**Aim**: Every record must appear in your copy exactly as written, with no pictures.

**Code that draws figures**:
####

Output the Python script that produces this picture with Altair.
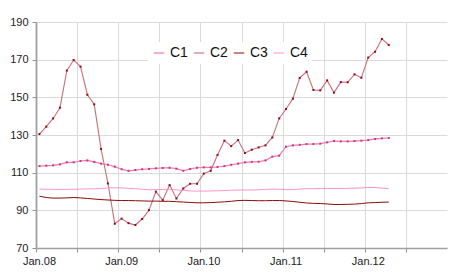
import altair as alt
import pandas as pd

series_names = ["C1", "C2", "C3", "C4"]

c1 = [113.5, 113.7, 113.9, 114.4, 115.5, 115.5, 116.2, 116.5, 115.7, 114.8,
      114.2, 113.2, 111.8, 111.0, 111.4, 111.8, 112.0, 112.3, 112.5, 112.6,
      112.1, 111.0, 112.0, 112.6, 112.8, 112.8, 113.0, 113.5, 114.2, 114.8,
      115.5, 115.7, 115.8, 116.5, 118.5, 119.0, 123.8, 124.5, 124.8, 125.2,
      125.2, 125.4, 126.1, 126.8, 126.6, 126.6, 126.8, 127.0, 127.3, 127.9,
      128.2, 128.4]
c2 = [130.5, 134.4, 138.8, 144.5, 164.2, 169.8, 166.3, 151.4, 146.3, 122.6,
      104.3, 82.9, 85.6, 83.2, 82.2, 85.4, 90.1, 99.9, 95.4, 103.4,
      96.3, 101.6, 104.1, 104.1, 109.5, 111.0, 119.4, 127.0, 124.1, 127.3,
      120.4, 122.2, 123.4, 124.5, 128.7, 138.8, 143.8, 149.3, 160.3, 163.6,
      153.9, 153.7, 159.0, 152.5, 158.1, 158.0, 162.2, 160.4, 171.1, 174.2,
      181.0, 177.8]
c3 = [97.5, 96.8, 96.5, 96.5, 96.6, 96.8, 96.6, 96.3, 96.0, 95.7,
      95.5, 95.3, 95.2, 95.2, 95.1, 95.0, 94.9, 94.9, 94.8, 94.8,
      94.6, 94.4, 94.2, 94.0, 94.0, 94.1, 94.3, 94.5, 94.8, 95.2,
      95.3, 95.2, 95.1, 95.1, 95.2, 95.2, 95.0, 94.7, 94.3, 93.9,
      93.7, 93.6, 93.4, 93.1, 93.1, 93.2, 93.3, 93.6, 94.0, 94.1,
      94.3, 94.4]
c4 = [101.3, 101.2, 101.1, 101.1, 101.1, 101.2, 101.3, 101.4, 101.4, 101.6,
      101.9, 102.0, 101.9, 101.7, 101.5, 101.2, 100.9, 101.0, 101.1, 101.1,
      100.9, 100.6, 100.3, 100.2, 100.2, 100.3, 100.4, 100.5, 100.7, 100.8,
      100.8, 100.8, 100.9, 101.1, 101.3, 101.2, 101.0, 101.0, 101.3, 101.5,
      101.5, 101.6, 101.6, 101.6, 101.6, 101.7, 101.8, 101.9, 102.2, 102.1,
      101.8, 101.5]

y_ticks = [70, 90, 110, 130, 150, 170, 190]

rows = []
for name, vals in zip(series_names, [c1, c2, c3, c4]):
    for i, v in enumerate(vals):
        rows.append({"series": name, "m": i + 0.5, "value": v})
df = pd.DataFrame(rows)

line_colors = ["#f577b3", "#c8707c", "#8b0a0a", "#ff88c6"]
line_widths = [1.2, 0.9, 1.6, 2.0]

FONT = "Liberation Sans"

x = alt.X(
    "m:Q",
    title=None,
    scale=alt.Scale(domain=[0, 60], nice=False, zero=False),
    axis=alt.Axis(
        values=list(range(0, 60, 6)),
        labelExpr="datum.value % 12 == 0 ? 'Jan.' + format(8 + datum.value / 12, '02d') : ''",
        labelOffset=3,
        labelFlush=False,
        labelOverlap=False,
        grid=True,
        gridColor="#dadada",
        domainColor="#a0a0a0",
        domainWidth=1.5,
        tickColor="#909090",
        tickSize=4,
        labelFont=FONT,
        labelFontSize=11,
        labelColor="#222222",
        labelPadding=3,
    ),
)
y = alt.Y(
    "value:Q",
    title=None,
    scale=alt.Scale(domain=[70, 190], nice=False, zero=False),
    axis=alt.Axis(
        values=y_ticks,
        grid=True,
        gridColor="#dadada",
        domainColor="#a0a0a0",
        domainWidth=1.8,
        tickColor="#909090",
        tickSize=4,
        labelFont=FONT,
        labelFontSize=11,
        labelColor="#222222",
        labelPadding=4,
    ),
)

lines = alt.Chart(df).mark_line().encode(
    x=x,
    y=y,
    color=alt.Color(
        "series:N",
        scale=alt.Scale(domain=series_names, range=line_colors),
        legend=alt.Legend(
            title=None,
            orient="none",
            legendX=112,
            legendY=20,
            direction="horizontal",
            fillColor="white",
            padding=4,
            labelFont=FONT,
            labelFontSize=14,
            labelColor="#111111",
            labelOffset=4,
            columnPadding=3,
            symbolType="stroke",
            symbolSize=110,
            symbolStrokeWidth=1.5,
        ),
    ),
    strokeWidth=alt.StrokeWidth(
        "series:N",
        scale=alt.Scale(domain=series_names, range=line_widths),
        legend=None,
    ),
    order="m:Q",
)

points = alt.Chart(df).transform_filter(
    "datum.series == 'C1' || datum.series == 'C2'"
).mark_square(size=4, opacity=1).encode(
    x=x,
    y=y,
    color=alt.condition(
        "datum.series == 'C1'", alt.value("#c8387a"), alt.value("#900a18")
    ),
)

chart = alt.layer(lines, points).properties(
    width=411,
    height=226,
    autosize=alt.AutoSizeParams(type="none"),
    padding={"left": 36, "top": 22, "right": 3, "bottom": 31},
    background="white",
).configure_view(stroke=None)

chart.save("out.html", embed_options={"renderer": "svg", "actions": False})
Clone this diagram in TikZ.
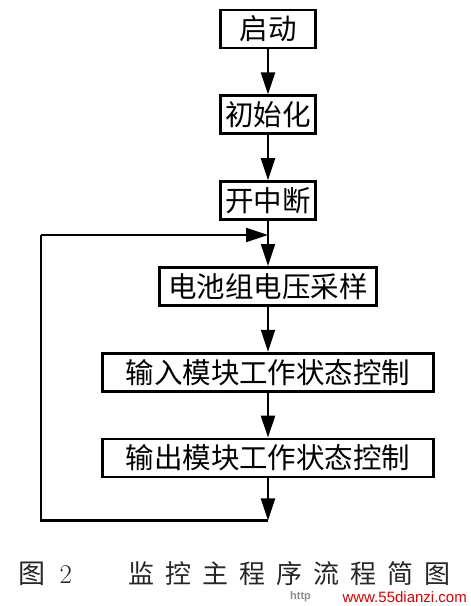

####

**Answer to this problem**:
Output the Python script that produces this picture with Altair.
import altair as alt
import pandas as pd

series_names = ["C1", "C2", "C3", "C4"]

c1 = [113.5, 113.7, 113.9, 114.4, 115.5, 115.5, 116.2, 116.5, 115.7, 114.8,
      114.2, 113.2, 111.8, 111.0, 111.4, 111.8, 112.0, 112.3, 112.5, 112.6,
      112.1, 111.0, 112.0, 112.6, 112.8, 112.8, 113.0, 113.5, 114.2, 114.8,
      115.5, 115.7, 115.8, 116.5, 118.5, 119.0, 123.8, 124.5, 124.8, 125.2,
      125.2, 125.4, 126.1, 126.8, 126.6, 126.6, 126.8, 127.0, 127.3, 127.9,
      128.2, 128.4]
c2 = [130.5, 134.4, 138.8, 144.5, 164.2, 169.8, 166.3, 151.4, 146.3, 122.6,
      104.3, 82.9, 85.6, 83.2, 82.2, 85.4, 90.1, 99.9, 95.4, 103.4,
      96.3, 101.6, 104.1, 104.1, 109.5, 111.0, 119.4, 127.0, 124.1, 127.3,
      120.4, 122.2, 123.4, 124.5, 128.7, 138.8, 143.8, 149.3, 160.3, 163.6,
      153.9, 153.7, 159.0, 152.5, 158.1, 158.0, 162.2, 160.4, 171.1, 174.2,
      181.0, 177.8]
c3 = [97.5, 96.8, 96.5, 96.5, 96.6, 96.8, 96.6, 96.3, 96.0, 95.7,
      95.5, 95.3, 95.2, 95.2, 95.1, 95.0, 94.9, 94.9, 94.8, 94.8,
      94.6, 94.4, 94.2, 94.0, 94.0, 94.1, 94.3, 94.5, 94.8, 95.2,
      95.3, 95.2, 95.1, 95.1, 95.2, 95.2, 95.0, 94.7, 94.3, 93.9,
      93.7, 93.6, 93.4, 93.1, 93.1, 93.2, 93.3, 93.6, 94.0, 94.1,
      94.3, 94.4]
c4 = [101.3, 101.2, 101.1, 101.1, 101.1, 101.2, 101.3, 101.4, 101.4, 101.6,
      101.9, 102.0, 101.9, 101.7, 101.5, 101.2, 100.9, 101.0, 101.1, 101.1,
      100.9, 100.6, 100.3, 100.2, 100.2, 100.3, 100.4, 100.5, 100.7, 100.8,
      100.8, 100.8, 100.9, 101.1, 101.3, 101.2, 101.0, 101.0, 101.3, 101.5,
      101.5, 101.6, 101.6, 101.6, 101.6, 101.7, 101.8, 101.9, 102.2, 102.1,
      101.8, 101.5]

y_ticks = [70, 90, 110, 130, 150, 170, 190]

rows = []
for name, vals in zip(series_names, [c1, c2, c3, c4]):
    for i, v in enumerate(vals):
        rows.append({"series": name, "m": i + 0.5, "value": v})
df = pd.DataFrame(rows)

line_colors = ["#f577b3", "#c8707c", "#8b0a0a", "#ff88c6"]
line_widths = [1.2, 0.9, 1.6, 2.0]

FONT = "Liberation Sans"

x = alt.X(
    "m:Q",
    title=None,
    scale=alt.Scale(domain=[0, 60], nice=False, zero=False),
    axis=alt.Axis(
        values=list(range(0, 60, 6)),
        labelExpr="datum.value % 12 == 0 ? 'Jan.' + format(8 + datum.value / 12, '02d') : ''",
        labelOffset=3,
        labelFlush=False,
        labelOverlap=False,
        grid=True,
        gridColor="#dadada",
        domainColor="#a0a0a0",
        domainWidth=1.5,
        tickColor="#909090",
        tickSize=4,
        labelFont=FONT,
        labelFontSize=11,
        labelColor="#222222",
        labelPadding=3,
    ),
)
y = alt.Y(
    "value:Q",
    title=None,
    scale=alt.Scale(domain=[70, 190], nice=False, zero=False),
    axis=alt.Axis(
        values=y_ticks,
        grid=True,
        gridColor="#dadada",
        domainColor="#a0a0a0",
        domainWidth=1.8,
        tickColor="#909090",
        tickSize=4,
        labelFont=FONT,
        labelFontSize=11,
        labelColor="#222222",
        labelPadding=4,
    ),
)

lines = alt.Chart(df).mark_line().encode(
    x=x,
    y=y,
    color=alt.Color(
        "series:N",
        scale=alt.Scale(domain=series_names, range=line_colors),
        legend=alt.Legend(
            title=None,
            orient="none",
            legendX=112,
            legendY=20,
            direction="horizontal",
            fillColor="white",
            padding=4,
            labelFont=FONT,
            labelFontSize=14,
            labelColor="#111111",
            labelOffset=4,
            columnPadding=3,
            symbolType="stroke",
            symbolSize=110,
            symbolStrokeWidth=1.5,
        ),
    ),
    strokeWidth=alt.StrokeWidth(
        "series:N",
        scale=alt.Scale(domain=series_names, range=line_widths),
        legend=None,
    ),
    order="m:Q",
)

points = alt.Chart(df).transform_filter(
    "datum.series == 'C1' || datum.series == 'C2'"
).mark_square(size=4, opacity=1).encode(
    x=x,
    y=y,
    color=alt.condition(
        "datum.series == 'C1'", alt.value("#c8387a"), alt.value("#900a18")
    ),
)

chart = alt.layer(lines, points).properties(
    width=411,
    height=226,
    autosize=alt.AutoSizeParams(type="none"),
    padding={"left": 36, "top": 22, "right": 3, "bottom": 31},
    background="white",
).configure_view(stroke=None)

chart.save("out.html", embed_options={"renderer": "svg", "actions": False})
Clone this diagram in TikZ.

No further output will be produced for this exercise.